An output device created in the SAP system can be assigned a spool server directly. However, there are many advantages associated with an additional logical layer between the output device and the spool server. You can use logical (spool) servers for this purpose, that stand for a hierarchy of other logical servers and/or real spool servers.

You can classify output devices and spool servers, for example, for test printing or production printing.

The SAP system checks the classifications when saving, and displays a warning message if there are deviations. For example, the system warns you if you attempt to assign a high volume printer to a production print server.

Creating a Logical Spool Server

You can maintain the spool server in transaction SPAD by choosing Spool Servers on the Devices / Servers tab page. Important information for a spool server:

Server Name

Name of the spool server, maximum of 20 characters long (case-sensitive). The field below the server name is intended for a short description.

Server Class

Classify the spool server here (for example, for mass printing).

Logical Server

Select this field when you create a logical server.

Mapping

Name of a real or logical server to which this logical server points.

You can define a spool server (real or logical) specifically for front-end printing by setting the profile parameter rspo/local_print/server to the server name. If no spool server is explicitly defined in this way, the local application server is used if this has at least one spool work process. Otherwise, one of the spool servers in the system defined in the system that has a minimal load is selected for the processing.

If you expect a significant workload due to front-end printing, you should configure at least one additional spool work process for each front-end printing spool server for other tasks.

As already mentioned, you can classify output devices and spool servers. To classify an output device, select it (in transaction SPAD under Output Devices) and call the path Edit -> Classification in the menu.

Advantages of Logical Spool Servers

Downtime Security

When creating a spool server (either a logical server or a spool server), you can specify an alternative server. If the normal server is not available, the SAP system attempts to use this alternative.

You must ensure that all printers that may be used by a different spool server can be controlled in the same way by every spool server. For example, if the output device Test 1 in the example points at operating system level to a printer P42 that is controlled locally, an operating system printer P42 must be available on servers twdf5000 and twdf5001.

You cannot store more than two spool servers for a logical server. Since a logical server can itself point to logical servers, extensive spool server hierarchies are also possible. You can display hierarchies of this type graphically using transaction SPAD.

Load Balancing

You can allow load balancing for every spool server with an alternative server (to do this, select the Allow Load Balancing field).

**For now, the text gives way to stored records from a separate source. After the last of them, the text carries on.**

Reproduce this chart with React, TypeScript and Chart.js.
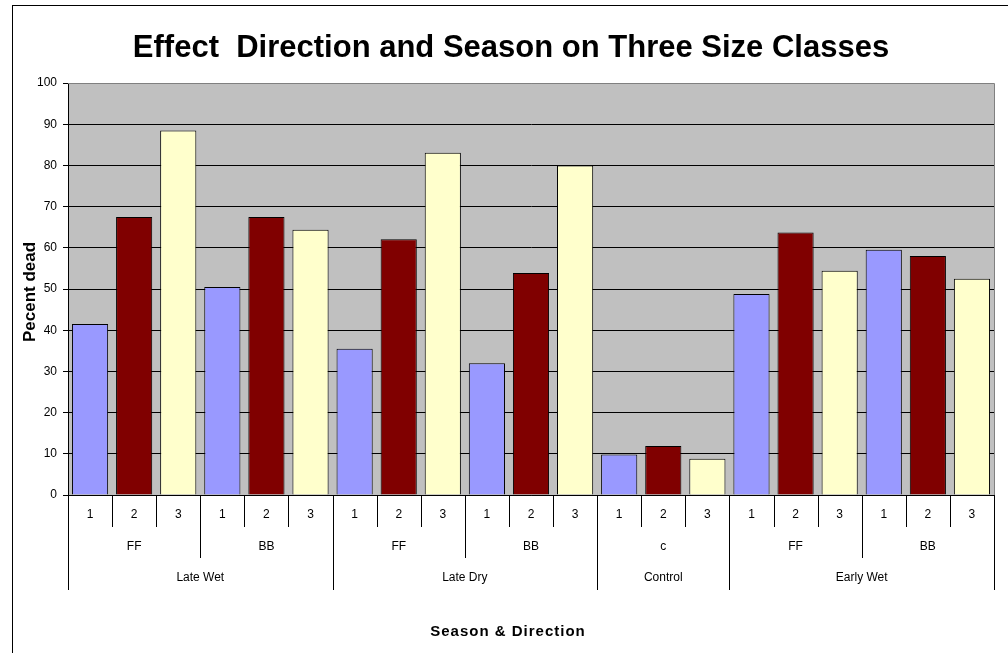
import React, { useEffect, useRef } from "react";
import { Chart, registerables } from "chart.js";

Chart.register(...registerables);

const chartTitle = "Effect  Direction and Season on Three Size Classes";
const yAxisTitle = "Pecent dead";
const xAxisTitle = "Season & Direction";
const sizeLabels = ["1", "2", "3"];
const directions = ["FF", "BB", "FF", "BB", "c", "FF", "BB"];
const seasons = ["Late Wet", "Late Dry", "Control", "Early Wet"];
const seasonSpans = [2, 2, 1, 2];
const percentDead = [
  41.5, 67.5, 88.5, 50.5, 67.5, 64.4,
  35.5, 62.1, 83.1, 32, 53.9, 80,
  9.8, 11.9, 8.8,
  48.8, 63.7, 54.4, 59.5, 58, 52.5,
];
const barColors = ["#9999FF", "#800000", "#FFFFCC"];
const yTicks = [0, 10, 20, 30, 40, 50, 60, 70, 80, 90, 100];

const FONT = "'Liberation Sans', Arial, sans-serif";

const categoryLabels: string[] = [];
directions.forEach(() => sizeLabels.forEach((s) => categoryLabels.push(s)));

const decorPlugin = {
  id: "decor",
  beforeDraw(chart: any) {
    const { ctx, chartArea } = chart;
    ctx.save();
    ctx.fillStyle = "#ffffff";
    ctx.fillRect(0, 0, chart.width, chart.height);
    ctx.strokeStyle = "#000";
    ctx.lineWidth = 1;
    ctx.strokeRect(12.5, 5.5, chart.width + 20, chart.height + 20);
    ctx.fillStyle = "#C0C0C0";
    ctx.fillRect(chartArea.left, chartArea.top, chartArea.right - chartArea.left, chartArea.bottom - chartArea.top);
    ctx.restore();
  },
  afterDraw(chart: any) {
    const { ctx, chartArea } = chart;
    const xs = chart.scales.x;
    const n = categoryLabels.length;
    const w = (chartArea.right - chartArea.left) / n;
    const edge = (i: number) => Math.round(xs.getPixelForValue(i) - w / 2) + 0.5;
    const bottom = chartArea.bottom;
    ctx.save();
    ctx.strokeStyle = "#808080";
    ctx.lineWidth = 1;
    ctx.beginPath();
    ctx.moveTo(chartArea.left, chartArea.top + 0.5);
    ctx.lineTo(chartArea.right + 0.5, chartArea.top + 0.5);
    ctx.lineTo(chartArea.right + 0.5, chartArea.bottom);
    ctx.stroke();

    const seasonEdges = [0];
    let acc = 0;
    seasonSpans.forEach((s) => { acc += s * 3; seasonEdges.push(acc); });

    ctx.strokeStyle = "#000";
    ctx.beginPath();
    for (let i = 0; i <= n; i++) {
      let len = 32;
      if (i % 3 === 0) len = 63;
      if (seasonEdges.includes(i)) len = 95;
      const x = i === n ? Math.round(chartArea.right) + 0.5 : edge(i);
      ctx.moveTo(x, bottom);
      ctx.lineTo(x, bottom + len);
    }
    ctx.stroke();

    ctx.fillStyle = "#000";
    ctx.textAlign = "center";
    ctx.textBaseline = "middle";
    ctx.font = `12px ${FONT}`;
    for (let i = 0; i < n; i++) {
      ctx.fillText(categoryLabels[i], xs.getPixelForValue(i), bottom + 20);
    }
    directions.forEach((d, g) => {
      const x = (xs.getPixelForValue(g * 3) + xs.getPixelForValue(g * 3 + 2)) / 2;
      ctx.fillText(d, x, bottom + 52);
    });
    let start = 0;
    seasons.forEach((s, k) => {
      const cnt = seasonSpans[k] * 3;
      const x = (xs.getPixelForValue(start) + xs.getPixelForValue(start + cnt - 1)) / 2;
      ctx.fillText(s, x, bottom + 83);
      start += cnt;
    });

    ctx.font = `bold 15px ${FONT}`;
    (ctx as any).letterSpacing = "1px";
    ctx.fillText(xAxisTitle, 508, 632);
    (ctx as any).letterSpacing = "0px";

    ctx.textBaseline = "alphabetic";
    ctx.font = `bold 31px ${FONT}`;
    ctx.fillText(chartTitle, 511, 57);

    ctx.save();
    ctx.textBaseline = "middle";
    ctx.translate(30, 292);
    ctx.rotate(-Math.PI / 2);
    ctx.font = `bold 17px ${FONT}`;
    ctx.fillText(yAxisTitle, 0, 0);
    ctx.restore();
    ctx.restore();
  },
};

export default function App() {
  const ref = useRef<HTMLCanvasElement | null>(null);
  useEffect(() => {
    if (!ref.current) return;
    const chart = new Chart(ref.current, {
      type: "bar",
      data: {
        labels: categoryLabels,
        datasets: [
          {
            data: percentDead,
            backgroundColor: percentDead.map((_, i) => barColors[i % 3]),
            borderColor: "#000",
            borderWidth: 1,
            categoryPercentage: 1,
            barPercentage: 0.82,
          },
        ],
      },
      options: {
        animation: false,
        responsive: false,
        devicePixelRatio: 1,
        layout: { padding: { top: 83, left: 0, right: 14, bottom: 0 } },
        plugins: { legend: { display: false }, title: { display: false }, tooltip: { enabled: false } },
        scales: {
          x: {
            ticks: { display: false },
            grid: { display: false, drawTicks: false },
            border: { display: true, color: "#000", width: 1 },
            afterFit: (s: any) => { s.height = 158; },
          },
          y: {
            min: 0,
            max: 100,
            afterBuildTicks: (s: any) => { s.ticks = yTicks.map((v) => ({ value: v })); },
            ticks: { color: "#000", font: { family: FONT, size: 12 }, padding: 6 },
            grid: {
              color: (c: any) => (c.tick && c.tick.value === 100 ? "#808080" : "#000"),
              tickColor: "#000",
              tickLength: 5,
              lineWidth: 1,
            },
            border: { display: true, color: "#000", width: 1 },
            afterFit: (s: any) => { s.width = 68; },
          },
        },
      },
      plugins: [decorPlugin],
    });
    return () => chart.destroy();
  }, []);
  return (
    <div style={{ position: "absolute", left: 0, top: 0, width: 1008, height: 653 }}>
      <canvas ref={ref} width={1008} height={653} />
    </div>
  );
}
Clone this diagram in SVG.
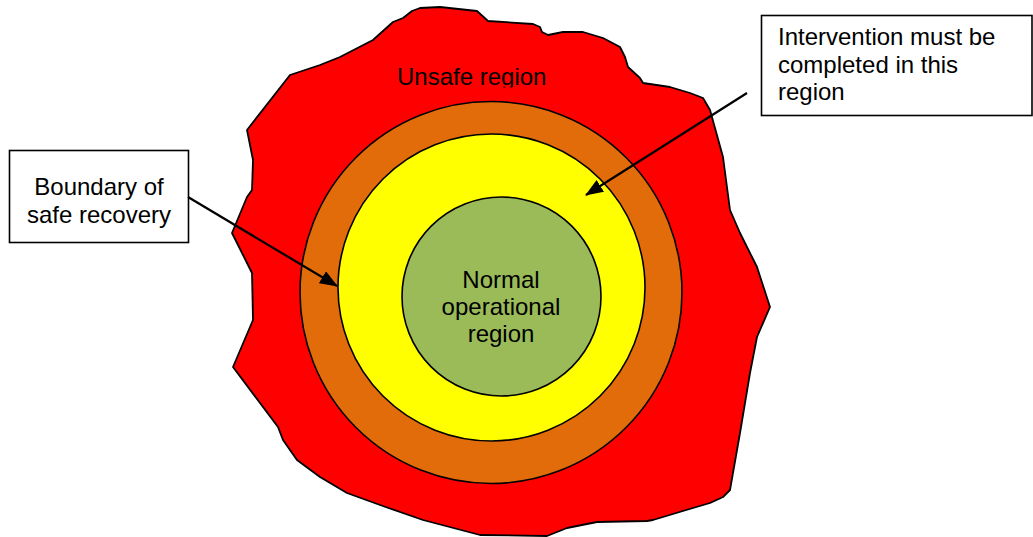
<svg xmlns="http://www.w3.org/2000/svg" width="1033" height="537" viewBox="0 0 1033 537">
<style>
.t{font-family:"Liberation Sans",Arial,sans-serif;font-size:24px;fill:#000}
.ring{stroke:#000;stroke-width:1.6}
.box{fill:#fff;stroke:#000;stroke-width:1.6}
.conn{stroke:#000;stroke-width:2.2;fill:none}
</style>
<defs>
<marker id="ah" markerUnits="userSpaceOnUse" markerWidth="18" markerHeight="14" viewBox="0 0 18 14" refX="17" refY="7" orient="auto">
<path d="M0,0 L18,7 L0,14 Z" fill="#000"/>
</marker>
<clipPath id="uclip"><rect x="380" y="50" width="200" height="37.5"/></clipPath>
</defs>
<rect width="1033" height="537" fill="#fff"/>
<g id="unsafe">
<path fill="#ff0000" stroke="#000" stroke-width="1.8" stroke-linejoin="round" d="M412,11 L420,8 L440,7 L477,11 L488,21 L533,24 L540,27 L542,32 L548,35 L563,32 L583,32 L603,38 L620,47 L625,57 L628,67 L640,78 L643,83 L670,87 L690,93 L703,98 L710,110 L723,157 L730,210 L740,233 L757,267 L770,307 L757,337 L750,373 L740,433 L730,490 L723,497 L710,503 L693,508 L653,520 L647,521 L597,522 L567,528 L547,536 L480,535 L423,520 L380,505 L347,493 L320,477 L297,460 L283,440 L278,427 L233,367 L253,320 L252,273 L232,233 L247,197 L252,190 L253,160 L247,130 L290,75 L320,65 L340,57 L373,40 L393,22 L403,18 Z"/>
<text class="t" x="397" y="85" clip-path="url(#uclip)">Unsafe region</text>
</g>
<g id="recovery">
<circle class="ring" cx="491" cy="292.5" r="191" fill="#e36c0a"/>
</g>
<g id="intervention">
<circle class="ring" cx="491.5" cy="287.5" r="153.5" fill="#ffff00"/>
</g>
<g id="normal">
<circle class="ring" cx="501.5" cy="296.5" r="99.5" fill="#9bbb59"/>
<text class="t" text-anchor="middle" x="501" y="288">Normal</text>
<text class="t" text-anchor="middle" x="501" y="315">operational</text>
<text class="t" text-anchor="middle" x="501" y="342">region</text>
</g>
<g id="label-boundary">
<rect class="box" x="9.5" y="150.5" width="179" height="92"/>
<text class="t" text-anchor="middle" x="99" y="195">Boundary of</text>
<text class="t" text-anchor="middle" x="99" y="222.5">safe recovery</text>
</g>
<g id="label-intervention">
<rect class="box" x="761.5" y="15.5" width="270.5" height="100"/>
<text class="t" x="778" y="45">Intervention must be</text>
<text class="t" x="778" y="72.5">completed in this</text>
<text class="t" x="778" y="100">region</text>
</g>
<g id="connectors">
<line class="conn" x1="188" y1="197" x2="337" y2="286" marker-end="url(#ah)"/>
<line class="conn" x1="747" y1="93" x2="586" y2="195" marker-end="url(#ah)"/>
</g>
</svg>
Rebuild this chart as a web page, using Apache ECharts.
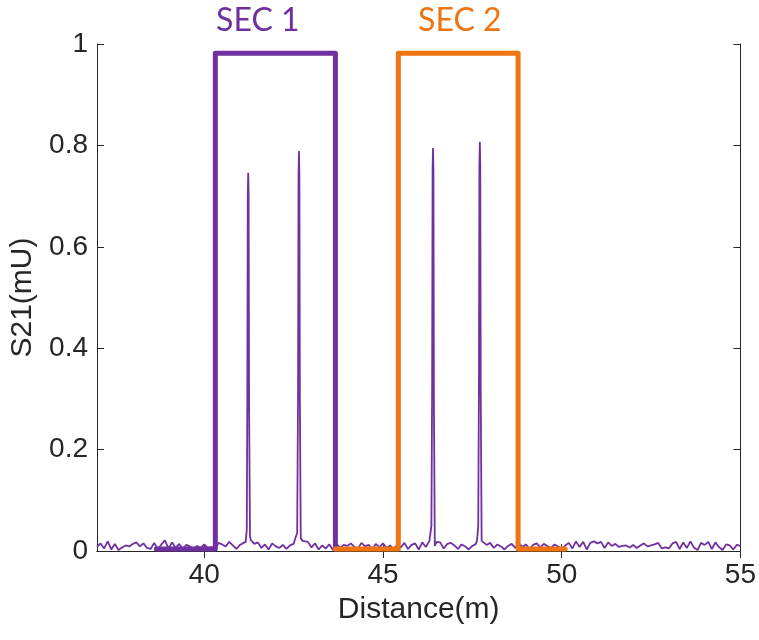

The load of a spool server is calculated from the number of spool work processes, output requests, and printed pages.

For an output request for a spool server with load balancing (the setting can be made for logical servers and spool servers), the system determines the server with the lowest load. The algorithm is recursive: The same selection criteria are used on the mapping and the alternative server (both could be logical servers themselves).

Sequential request processing (property of an output device) has priority over the load balancing shown here (property of a spool server). This means that output requests for an output device with sequential request processing would not be distributed in accordance with the current load, although assigned to a spool server with load balancing.

Transporting the Print Landscape

The concept of logical servers supports you when defining a consistent, transportable print landscape. Logical servers can - unlike real spool servers - have the same name in various SAP systems. In this way, you can define a consistent SAP print architecture in the development system and then transport it to other systems. After the transport, you must only adjust the mapping of the logical servers to the spool servers of the new system.

There are functions for the manual transport of output devices and spool servers in transaction SPAD.